What you need to do – Determine how many lines contain the string "chart" and reply with that number alone.

# # # # # # #

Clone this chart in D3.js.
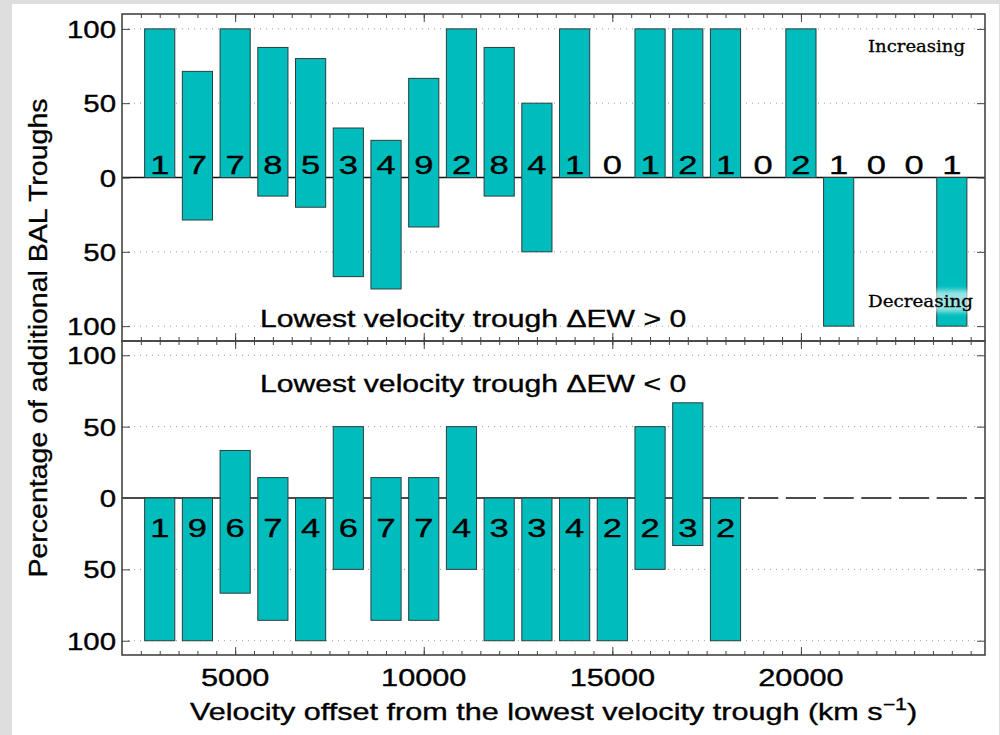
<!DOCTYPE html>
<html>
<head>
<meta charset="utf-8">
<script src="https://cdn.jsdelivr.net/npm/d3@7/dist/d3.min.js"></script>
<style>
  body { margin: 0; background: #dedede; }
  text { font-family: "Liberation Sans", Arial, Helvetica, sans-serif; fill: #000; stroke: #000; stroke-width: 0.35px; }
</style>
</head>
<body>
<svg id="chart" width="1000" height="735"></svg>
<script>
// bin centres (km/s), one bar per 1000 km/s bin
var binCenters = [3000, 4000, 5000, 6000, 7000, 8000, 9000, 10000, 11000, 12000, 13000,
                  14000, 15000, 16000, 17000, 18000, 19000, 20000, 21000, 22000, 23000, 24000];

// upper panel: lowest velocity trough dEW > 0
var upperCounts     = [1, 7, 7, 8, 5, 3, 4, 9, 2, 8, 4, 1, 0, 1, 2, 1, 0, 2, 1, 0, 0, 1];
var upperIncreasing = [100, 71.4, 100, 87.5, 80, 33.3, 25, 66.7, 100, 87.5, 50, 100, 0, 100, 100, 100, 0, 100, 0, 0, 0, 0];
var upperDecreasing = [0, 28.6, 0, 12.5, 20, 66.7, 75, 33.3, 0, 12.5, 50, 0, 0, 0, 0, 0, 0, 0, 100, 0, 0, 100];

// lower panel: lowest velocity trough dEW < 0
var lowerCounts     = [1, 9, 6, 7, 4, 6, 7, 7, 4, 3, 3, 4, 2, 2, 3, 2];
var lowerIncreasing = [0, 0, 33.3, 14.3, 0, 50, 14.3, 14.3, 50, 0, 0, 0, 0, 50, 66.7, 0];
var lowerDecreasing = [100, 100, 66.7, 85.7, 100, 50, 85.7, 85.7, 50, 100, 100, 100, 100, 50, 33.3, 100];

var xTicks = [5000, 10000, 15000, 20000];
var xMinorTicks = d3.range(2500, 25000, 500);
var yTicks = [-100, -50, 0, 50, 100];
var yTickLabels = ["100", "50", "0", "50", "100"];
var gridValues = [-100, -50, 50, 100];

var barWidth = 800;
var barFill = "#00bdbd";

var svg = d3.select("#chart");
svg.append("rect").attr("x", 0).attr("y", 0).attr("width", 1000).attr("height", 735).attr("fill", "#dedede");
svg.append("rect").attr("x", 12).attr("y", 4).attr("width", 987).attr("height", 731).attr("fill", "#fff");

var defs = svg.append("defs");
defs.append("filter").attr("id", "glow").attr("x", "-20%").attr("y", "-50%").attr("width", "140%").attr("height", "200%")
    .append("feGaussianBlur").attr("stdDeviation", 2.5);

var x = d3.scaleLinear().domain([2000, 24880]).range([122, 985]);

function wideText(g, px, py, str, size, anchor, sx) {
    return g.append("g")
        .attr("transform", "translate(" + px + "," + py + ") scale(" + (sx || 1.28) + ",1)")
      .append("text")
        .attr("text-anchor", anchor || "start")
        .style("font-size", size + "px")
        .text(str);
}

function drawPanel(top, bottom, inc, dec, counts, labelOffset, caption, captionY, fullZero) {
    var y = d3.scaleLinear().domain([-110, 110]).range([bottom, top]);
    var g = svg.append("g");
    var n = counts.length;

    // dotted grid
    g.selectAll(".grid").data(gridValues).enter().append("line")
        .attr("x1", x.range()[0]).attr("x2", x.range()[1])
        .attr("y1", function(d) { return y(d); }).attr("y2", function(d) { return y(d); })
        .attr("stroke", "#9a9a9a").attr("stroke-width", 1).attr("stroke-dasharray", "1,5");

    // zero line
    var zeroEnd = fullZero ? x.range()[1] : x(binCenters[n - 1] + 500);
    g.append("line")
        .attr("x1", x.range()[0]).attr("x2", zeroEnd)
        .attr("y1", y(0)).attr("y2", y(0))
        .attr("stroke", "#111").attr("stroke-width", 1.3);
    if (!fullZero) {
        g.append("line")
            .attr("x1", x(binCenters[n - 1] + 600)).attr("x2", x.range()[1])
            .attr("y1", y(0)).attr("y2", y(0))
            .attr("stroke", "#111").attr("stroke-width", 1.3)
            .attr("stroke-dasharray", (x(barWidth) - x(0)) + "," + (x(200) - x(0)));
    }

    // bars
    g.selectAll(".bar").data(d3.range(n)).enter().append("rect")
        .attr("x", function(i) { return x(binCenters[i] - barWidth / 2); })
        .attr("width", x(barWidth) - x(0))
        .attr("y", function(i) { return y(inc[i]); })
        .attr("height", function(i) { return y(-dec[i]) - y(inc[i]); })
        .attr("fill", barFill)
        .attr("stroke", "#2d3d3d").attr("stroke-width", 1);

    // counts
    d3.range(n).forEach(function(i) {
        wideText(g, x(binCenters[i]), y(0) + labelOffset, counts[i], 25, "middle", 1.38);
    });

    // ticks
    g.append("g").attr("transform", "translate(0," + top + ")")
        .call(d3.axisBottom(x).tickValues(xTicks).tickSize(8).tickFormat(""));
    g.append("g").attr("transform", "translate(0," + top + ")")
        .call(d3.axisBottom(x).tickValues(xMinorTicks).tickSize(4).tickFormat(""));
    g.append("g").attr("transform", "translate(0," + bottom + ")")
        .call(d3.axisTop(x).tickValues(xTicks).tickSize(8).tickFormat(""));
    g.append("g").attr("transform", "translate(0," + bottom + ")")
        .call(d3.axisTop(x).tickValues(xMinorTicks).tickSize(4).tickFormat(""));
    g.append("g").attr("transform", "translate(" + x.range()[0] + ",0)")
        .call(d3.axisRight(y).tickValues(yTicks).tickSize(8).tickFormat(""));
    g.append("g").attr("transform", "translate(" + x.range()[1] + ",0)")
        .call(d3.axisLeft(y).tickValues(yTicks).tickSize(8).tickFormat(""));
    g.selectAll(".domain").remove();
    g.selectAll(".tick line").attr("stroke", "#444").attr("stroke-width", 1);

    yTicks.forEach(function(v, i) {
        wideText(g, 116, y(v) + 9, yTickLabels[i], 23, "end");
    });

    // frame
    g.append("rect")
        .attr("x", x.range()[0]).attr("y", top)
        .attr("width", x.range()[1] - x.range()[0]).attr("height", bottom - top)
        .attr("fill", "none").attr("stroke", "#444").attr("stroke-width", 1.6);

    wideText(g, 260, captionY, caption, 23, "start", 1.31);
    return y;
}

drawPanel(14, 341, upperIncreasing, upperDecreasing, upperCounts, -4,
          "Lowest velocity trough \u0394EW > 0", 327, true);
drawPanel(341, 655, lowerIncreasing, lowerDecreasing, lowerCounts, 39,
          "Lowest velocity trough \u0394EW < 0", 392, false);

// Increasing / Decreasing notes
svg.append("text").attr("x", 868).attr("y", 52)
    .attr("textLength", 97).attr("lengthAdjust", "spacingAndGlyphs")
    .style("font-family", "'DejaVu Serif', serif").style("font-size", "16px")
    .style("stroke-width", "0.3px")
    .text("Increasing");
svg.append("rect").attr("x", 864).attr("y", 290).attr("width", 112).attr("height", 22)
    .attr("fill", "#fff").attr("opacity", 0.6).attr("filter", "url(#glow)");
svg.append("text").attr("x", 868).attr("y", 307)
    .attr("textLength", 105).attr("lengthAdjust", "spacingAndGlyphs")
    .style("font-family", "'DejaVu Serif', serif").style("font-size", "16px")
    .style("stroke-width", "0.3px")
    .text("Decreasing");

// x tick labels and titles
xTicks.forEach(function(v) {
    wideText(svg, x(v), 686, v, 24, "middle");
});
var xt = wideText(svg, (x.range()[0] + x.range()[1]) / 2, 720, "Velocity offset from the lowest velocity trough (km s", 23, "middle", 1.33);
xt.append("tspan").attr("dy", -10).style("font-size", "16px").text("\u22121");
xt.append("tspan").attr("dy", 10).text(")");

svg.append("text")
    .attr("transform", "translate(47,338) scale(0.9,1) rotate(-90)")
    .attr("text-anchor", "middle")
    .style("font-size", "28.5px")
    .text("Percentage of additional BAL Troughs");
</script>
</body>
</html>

# # # # # # #

Final result – 3